The behaviour gap of just 3% annually may sound minor, but compounded over decades, it can mean the difference between retiring at 55 and working until 70.
Building Mistake-Resistant Plans
Professionals with demanding careers and families often lack the time to monitor every financial detail. This increases the risk of mistakes, particularly behavioural ones.
The solution is to build plans that are resistant to human error. This means:
- Automating contributions and portfolio rebalancing.
- Using diversified, evidence-based portfolios rather than speculative bets.
- Implementing protections such as insurance and legal structures.
- Seeking accountability through advisers or partners to keep strategy on track.
The Opportunity in Avoiding Mistakes
What makes mistake management powerful is that it does not require additional income or higher risk. Simply avoiding common pitfalls produces outsized benefits.
Avoiding just a 1% behaviour gap and reducing concentration risk can significantly improve outcomes.
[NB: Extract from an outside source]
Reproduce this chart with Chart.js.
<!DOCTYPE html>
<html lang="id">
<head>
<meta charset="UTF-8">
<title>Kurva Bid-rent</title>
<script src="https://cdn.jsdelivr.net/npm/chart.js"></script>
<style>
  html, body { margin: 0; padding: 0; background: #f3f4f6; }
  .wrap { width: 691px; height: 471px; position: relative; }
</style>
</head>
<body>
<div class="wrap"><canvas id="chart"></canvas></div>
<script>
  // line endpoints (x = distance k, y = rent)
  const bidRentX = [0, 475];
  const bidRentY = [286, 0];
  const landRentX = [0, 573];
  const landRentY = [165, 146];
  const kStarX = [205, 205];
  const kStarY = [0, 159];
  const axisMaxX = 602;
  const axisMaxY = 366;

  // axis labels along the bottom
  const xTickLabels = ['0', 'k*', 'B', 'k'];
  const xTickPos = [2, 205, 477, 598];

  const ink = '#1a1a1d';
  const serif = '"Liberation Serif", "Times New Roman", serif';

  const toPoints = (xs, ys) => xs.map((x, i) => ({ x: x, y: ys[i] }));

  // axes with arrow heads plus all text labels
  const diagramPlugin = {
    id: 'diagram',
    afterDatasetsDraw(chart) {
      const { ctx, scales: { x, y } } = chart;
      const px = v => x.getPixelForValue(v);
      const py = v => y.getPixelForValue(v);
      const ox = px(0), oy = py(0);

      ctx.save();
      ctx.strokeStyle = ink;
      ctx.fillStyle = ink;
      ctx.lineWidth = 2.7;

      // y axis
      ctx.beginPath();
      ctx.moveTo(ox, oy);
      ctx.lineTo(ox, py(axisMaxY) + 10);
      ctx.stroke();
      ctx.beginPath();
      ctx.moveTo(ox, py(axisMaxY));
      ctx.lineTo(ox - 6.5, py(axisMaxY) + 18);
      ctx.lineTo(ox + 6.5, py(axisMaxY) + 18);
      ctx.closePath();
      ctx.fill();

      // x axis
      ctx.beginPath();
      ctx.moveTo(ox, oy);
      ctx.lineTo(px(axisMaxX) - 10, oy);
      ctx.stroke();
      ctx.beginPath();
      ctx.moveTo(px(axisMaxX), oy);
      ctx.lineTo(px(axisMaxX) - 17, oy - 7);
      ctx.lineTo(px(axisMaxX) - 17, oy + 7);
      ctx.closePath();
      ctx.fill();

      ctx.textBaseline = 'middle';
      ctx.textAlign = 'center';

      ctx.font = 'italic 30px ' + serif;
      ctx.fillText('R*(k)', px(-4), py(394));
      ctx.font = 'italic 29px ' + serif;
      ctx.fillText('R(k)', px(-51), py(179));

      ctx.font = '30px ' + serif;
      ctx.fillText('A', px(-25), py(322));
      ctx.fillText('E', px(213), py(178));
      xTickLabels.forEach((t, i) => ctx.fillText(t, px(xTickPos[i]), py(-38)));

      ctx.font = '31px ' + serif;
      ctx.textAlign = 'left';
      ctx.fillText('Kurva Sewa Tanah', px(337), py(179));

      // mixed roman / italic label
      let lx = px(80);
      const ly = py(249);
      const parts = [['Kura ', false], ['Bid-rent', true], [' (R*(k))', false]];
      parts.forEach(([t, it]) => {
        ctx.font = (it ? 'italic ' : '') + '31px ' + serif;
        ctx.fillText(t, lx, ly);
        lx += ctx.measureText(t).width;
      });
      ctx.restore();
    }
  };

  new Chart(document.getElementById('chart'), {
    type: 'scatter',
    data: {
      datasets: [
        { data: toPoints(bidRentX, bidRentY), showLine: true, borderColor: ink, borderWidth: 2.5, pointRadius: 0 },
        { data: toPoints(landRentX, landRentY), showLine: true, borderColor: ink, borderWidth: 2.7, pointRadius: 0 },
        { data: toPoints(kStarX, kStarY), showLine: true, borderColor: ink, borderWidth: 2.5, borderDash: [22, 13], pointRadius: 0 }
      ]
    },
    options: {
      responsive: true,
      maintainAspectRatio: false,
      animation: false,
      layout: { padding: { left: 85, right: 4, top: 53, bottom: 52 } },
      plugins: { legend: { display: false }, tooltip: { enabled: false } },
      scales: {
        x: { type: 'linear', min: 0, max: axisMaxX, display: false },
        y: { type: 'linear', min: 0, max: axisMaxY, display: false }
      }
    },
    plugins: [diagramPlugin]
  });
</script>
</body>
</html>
Small adjustments produced large results over time.
For households already earning well and saving consistently, avoiding mistakes is often the lowest-hanging fruit in wealth creation.
Conclusion
Mistakes are the silent wealth killers. They erode progress invisibly, quietly compounding into shortfalls that delay or derail financial independence.
The most common include underinsurance, over-concentration, poor debt structures, emotional investing, excessive fees, lifestyle overspending, and tax inefficiency. Left unchecked, they can cost hundreds of thousands of dollars.
The good news is that avoiding mistakes requires no extra income and no added risk. With the right systems, protections, and discipline, professionals can minimise the drag on their financial engine and allow savings, ROI, and time to work at full power.
In wealth building, it is not only about what is done right, but also about what is not done wrong.